Community

Connector Improvement: Ignore duplicate with Bulk integration and COALESCE

Answered

Tushar Sharma User

July 29, 2024 10:20

Ignore duplicate with Bulk integration and COALESCE. This is to resolve if Source and target have no primary key and accept duplicate records. HVR consider duplicate during integration

Example error : F_JT0527: Coalesce encountered illegal insert-insert pair for table

or any other combination

Workaround is not efficient and cause huge latency in days for high volume data.

Please sign in to leave a comment.

Comments

4 comments

Mark Van de Wiel User
- August 01, 2024 03:41
Hi Tushar,

HVR provides an option NoDuplicateRows for action TableProperties (https://fivetran.com/docs/hvr6/action-reference/tableproperties#noduplicaterows). Is this what you refer to when you refer to a workaround that is not efficient? Have you used this option? Note that on a table with no keys on the source and duplicate rows the use of this option will result in out of sync conditions.

Thanks,
Mark.
Tushar Sharma User
- August 01, 2024 10:54
Hi Mark

This option was shared and not tested. If using this option cause data inconsistency then its not an option to use.

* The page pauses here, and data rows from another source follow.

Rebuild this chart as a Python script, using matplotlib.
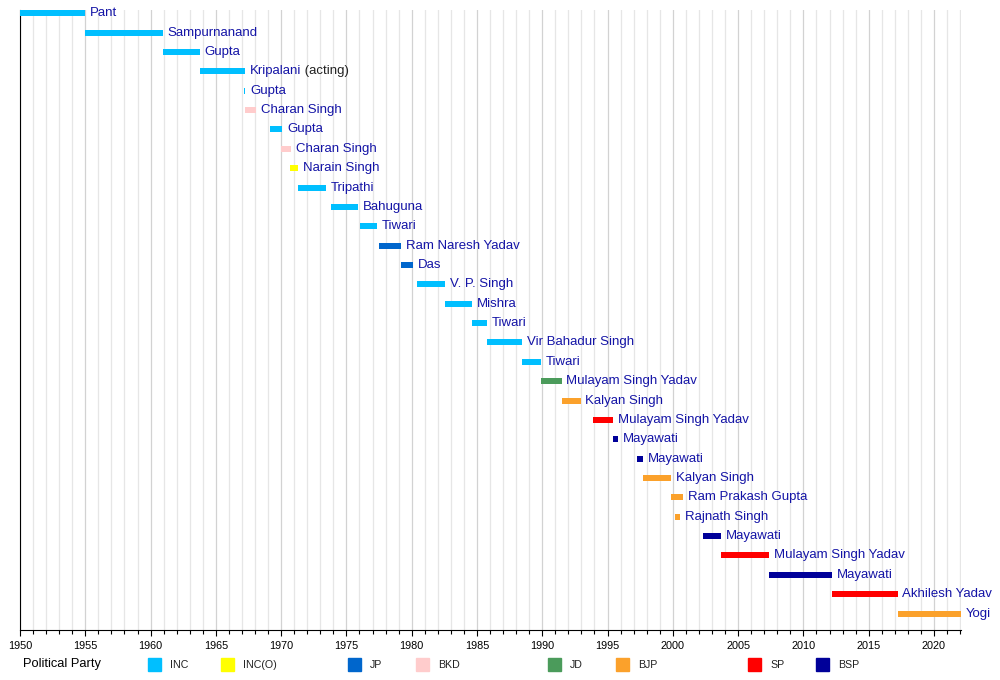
import matplotlib
matplotlib.use('Agg')
import matplotlib.pyplot as plt
from matplotlib.ticker import MultipleLocator
from matplotlib.patches import Rectangle

plt.rcParams['font.family'] = ['Liberation Sans', 'DejaVu Sans']

# chief ministers, in order (start / end as decimal years)
names = ['Pant', 'Sampurnanand', 'Gupta', 'Kripalani', 'Gupta', 'Charan Singh',
         'Gupta', 'Charan Singh', 'Narain Singh', 'Tripathi', 'Bahuguna', 'Tiwari',
         'Ram Naresh Yadav', 'Das', 'V. P. Singh', 'Mishra', 'Tiwari',
         'Vir Bahadur Singh', 'Tiwari', 'Mulayam Singh Yadav', 'Kalyan Singh',
         'Mulayam Singh Yadav', 'Mayawati', 'Mayawati', 'Kalyan Singh',
         'Ram Prakash Gupta', 'Rajnath Singh', 'Mayawati', 'Mulayam Singh Yadav',
         'Mayawati', 'Akhilesh Yadav', 'Yogi']
notes = [''] * len(names)
notes[3] = ' (acting)'
starts = [1950.0, 1954.95, 1960.93, 1963.75, 1967.15, 1967.22, 1969.12, 1970.02,
          1970.7, 1971.26, 1973.85, 1976.06, 1977.48, 1979.16, 1980.44, 1982.55,
          1984.59, 1985.73, 1988.48, 1989.93, 1991.48, 1993.92, 1995.42, 1997.22,
          1997.72, 1999.86, 2000.15, 2002.33, 2003.66, 2007.36, 2012.2, 2017.21]
ends = [1954.95, 1960.93, 1963.75, 1967.2, 1967.26, 1968.1, 1970.1, 1970.78,
        1971.29, 1973.45, 1975.91, 1977.33, 1979.16, 1980.13, 1982.55, 1984.59,
        1985.73, 1988.48, 1989.93, 1991.48, 1992.93, 1995.42, 1995.79, 1997.72,
        1999.86, 2000.8, 2000.55, 2003.66, 2007.36, 2012.2, 2017.21, 2022.07]
parties = ['INC', 'INC', 'INC', 'INC', 'INC', 'BKD', 'INC', 'BKD', 'INC(O)', 'INC',
           'INC', 'INC', 'JP', 'JP', 'INC', 'INC', 'INC', 'INC', 'INC', 'JD', 'BJP',
           'SP', 'BSP', 'BSP', 'BJP', 'BJP', 'BJP', 'BSP', 'SP', 'BSP', 'SP', 'BJP']

party_list = ['INC', 'INC(O)', 'JP', 'BKD', 'JD', 'BJP', 'SP', 'BSP']
party_colors = {
    'INC': '#00BFFF',
    'INC(O)': '#FFFF00',
    'JP': '#0066CC',
    'BKD': '#FFCCCC',
    'JD': '#4B9B5B',
    'BJP': '#FBA12B',
    'SP': '#FF0000',
    'BSP': '#000099',
}

fig = plt.figure(figsize=(10, 6.8), dpi=100)
ax = fig.add_axes([0.02, 0.0735, 0.941, 0.9115])

rows = list(range(len(names)))
widths = [e - s for s, e in zip(starts, ends)]
colors = [party_colors[p] for p in parties]
ax.barh(rows, widths, left=starts, height=0.31, color=colors, zorder=3)

for i in rows:
    t = ax.annotate(names[i], xy=(ends[i], i), xytext=(3.5, 0), textcoords='offset points',
                    va='center', ha='left', fontsize=9.5, color='#1414a6', zorder=4)
    if notes[i]:
        ax.annotate(notes[i], xy=(1, 0), xycoords=t, va='bottom', ha='left',
                    fontsize=9.5, color='#222222')

ax.set_xlim(1950, 2022.07)
ax.set_ylim(31.85, -0.16)
ax.xaxis.set_major_locator(MultipleLocator(5))
ax.xaxis.set_minor_locator(MultipleLocator(1))
ax.set_yticks([])
ax.grid(which='minor', axis='x', color='#e6e6e6', lw=0.9, zorder=0)
ax.grid(which='major', axis='x', color='#d2d2d2', lw=0.9, zorder=0)
ax.tick_params(axis='x', which='major', length=4, width=0.8, labelsize=7.8, pad=4)
ax.tick_params(axis='x', which='minor', length=3, width=0.8)
for side in ['top', 'right']:
    ax.spines[side].set_visible(False)
ax.spines['left'].set_color('black')
ax.spines['bottom'].set_color('black')

# legend along the bottom
fig.text(0.023, 1 - 664 / 680, 'Political Party', fontsize=9.3, va='center', ha='left')
swatch_x = [148, 221, 348, 416, 548, 616, 748, 816]
for p, sx in zip(party_list, swatch_x):
    fig.patches.append(Rectangle((sx / 1000, (680 - 671) / 680), 13 / 1000, 13 / 680,
                                 transform=fig.transFigure, color=party_colors[p]))
    fig.text((sx + 22) / 1000, 1 - 665 / 680, p, fontsize=7.7, va='center', ha='left',
             color='#222222')

fig.savefig('out.png', dpi=100)
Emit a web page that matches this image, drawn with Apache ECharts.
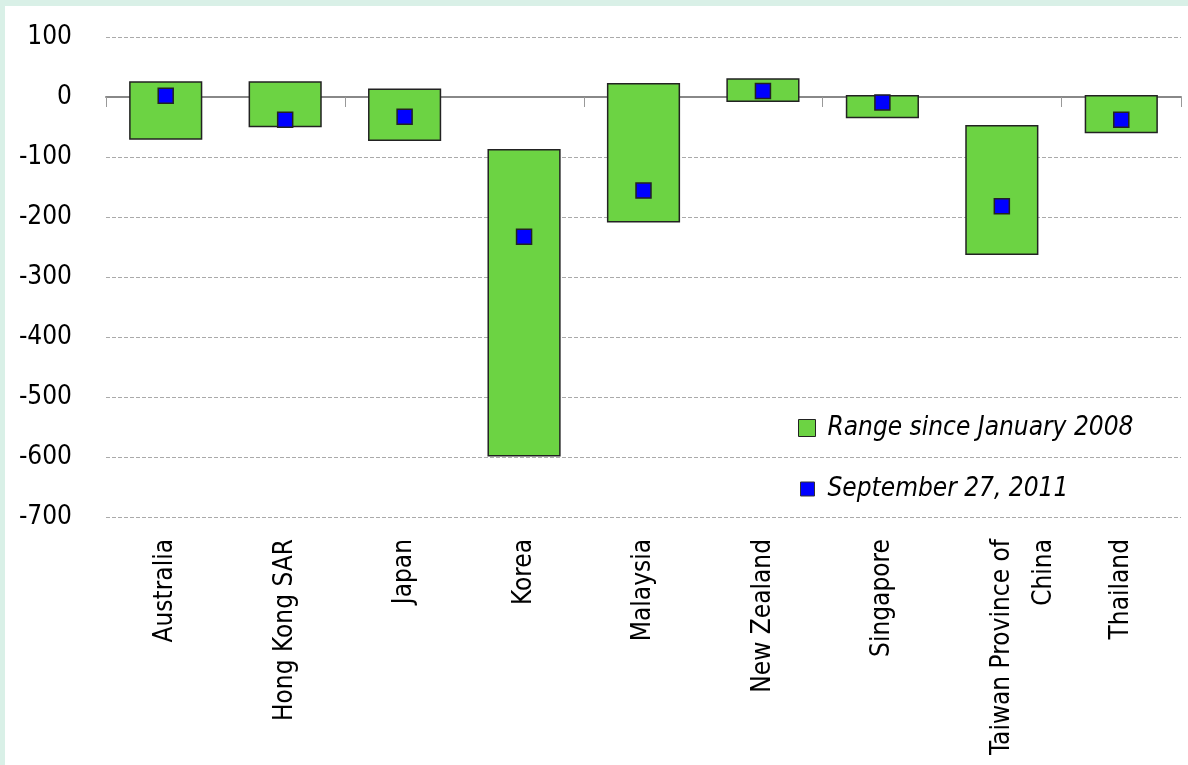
<!DOCTYPE html>
<html>
<head>
<meta charset="utf-8">
<script src="https://cdn.jsdelivr.net/npm/echarts@6/dist/echarts.min.js"></script>
<style>
html,body{margin:0;padding:0;background:#d9f0e7;width:1188px;height:765px;overflow:hidden;}
#c{position:absolute;left:5px;top:6px;width:1183px;height:759px;background:#fff;}
</style>
</head>
<body>
<div id="c"></div>
<script>
var categories = ['Australia','Hong Kong SAR','Japan','Korea','Malaysia','New Zealand','Singapore','Taiwan Province of\nChina','Thailand'];
var rangeHigh = [25, 25, 13, -88, 22, 30, 2, -48, 2];
var rangeLow = [-70, -49, -72, -598, -208, -7, -34, -262, -59];
var sep2011 = [2, -38, -33, -233, -156, 10, -9, -182, -38];
var yTicks = [-700, -600, -500, -400, -300, -200, -100, 0, 100];

var FONT = "'Liberation Sans Narrow','Arial Narrow','DejaVu Sans Condensed',sans-serif";
var chart = echarts.init(document.getElementById('c'));
var rangeData = categories.map(function(c, i){ return [i, rangeLow[i], rangeHigh[i]]; });

chart.setOption({
  animation: false,
  grid: {left: 101, right: 7, top: 31, bottom: 248, outerBoundsMode: 'none', containLabel: false},
  legend: [
    {
      orient: 'vertical', left: 788, top: 402, padding: 5,
      itemWidth: 17, itemHeight: 17,
      textStyle: {fontFamily: FONT, fontStyle: 'italic', fontSize: 26, color: '#000', lineHeight: 30, padding: [0, 0, 0, 7]},
      data: [
        {name: 'Range since January 2008', icon: 'rect', itemStyle: {color: '#6cd343', borderColor: '#222', borderWidth: 1}}
      ]
    },
    {
      orient: 'vertical', left: 790, top: 463, padding: 5,
      itemWidth: 14, itemHeight: 14,
      textStyle: {fontFamily: FONT, fontStyle: 'italic', fontSize: 26, color: '#000', lineHeight: 30, padding: [0, 0, 0, 8]},
      data: [
        {name: 'September 27, 2011', icon: 'rect', itemStyle: {color: '#0000ff', borderColor: '#333', borderWidth: 1}}
      ]
    }
  ],
  xAxis: [
    {type: 'category', data: categories, position: 'bottom',
     axisLine: {show: false, onZero: false}, axisTick: {show: false},
     axisLabel: {rotate: 90, interval: 0, margin: 22, fontFamily: FONT, fontSize: 26, color: '#000', lineHeight: 42,
       formatter: function(v){ return v.indexOf('\n') >= 0 ? ' \n' + v : v; }}},
    {type: 'category', data: categories, position: 'bottom',
     axisLine: {show: true, onZero: true, onZeroAxisIndex: 0, lineStyle: {color: '#888', width: 2}},
     axisTick: {show: true, length: 10, lineStyle: {color: '#999', width: 1}},
     axisLabel: {show: false}}
  ],
  yAxis: {
    type: 'value', min: -700, max: 100, interval: 100,
    axisLine: {show: false}, axisTick: {show: false},
    axisLabel: {margin: 34, fontFamily: FONT, fontSize: 26, color: '#000', padding: [5, 0, 0, 0],
      formatter: function(v){ return yTicks.indexOf(v) >= 0 ? String(v) : ''; }},
    splitLine: {lineStyle: {color: '#aaa', type: [4, 2], width: 1}}
  },
  series: [
    {
      name: 'Range since January 2008', type: 'custom', xAxisIndex: 0,
      encode: {x: 0, y: [1, 2]},
      data: rangeData,
      renderItem: function(params, api){
        var x = api.value(0);
        var p1 = api.coord([x, api.value(2)]);
        var p2 = api.coord([x, api.value(1)]);
        var w = api.size([1, 0])[0] * 0.6;
        return {
          type: 'rect',
          shape: {x: p1[0] - w/2, y: p1[1], width: w, height: p2[1] - p1[1]},
          style: {fill: '#6cd343', stroke: '#222', lineWidth: 1.5}
        };
      },
      z: 2
    },
    {
      name: 'September 27, 2011', type: 'scatter', xAxisIndex: 0,
      symbol: 'rect', symbolSize: 15,
      itemStyle: {color: '#0000ff', borderColor: '#222', borderWidth: 1.5, opacity: 1},
      data: sep2011, z: 3
    }
  ]
});
</script>
</body>
</html>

The table here highlighted the issue is an Audit table with multiple rows for same record inserted through trigger and is part of very high volume transactions and and one of the largest in replications.
Mark Van de Wiel User
- August 01, 2024 20:55
Tushar,

Can you please explain what workaround you refer to? Selecting a rowid?

Note that in my opinion if we know to expect duplicates then we should not generate illegal insert-insert pairs; that would just be a bug.

Thanks,
Mark.
Tushar Sharma User
- August 02, 2024 06:54
Hi Mark

Workaround provided as , to use CycleByteLimit = 1 so only 1 row will process at a time avoid duplicate in single bulk integration batch.

It was a duplicate in some 100MB of data. pending to integrate due to latency.

And we are expecting multiple insert into audit table as main table may have multiple update. each time a new update create a new record in audit. if there is latency and both insert in audit fall into 100MB CycleByteLimit then its shows us duplicate . Index at source (Sybase) is created with allow duplicate and Target SF does not honor any constrains so if HVR allows duplicate to process it will go through.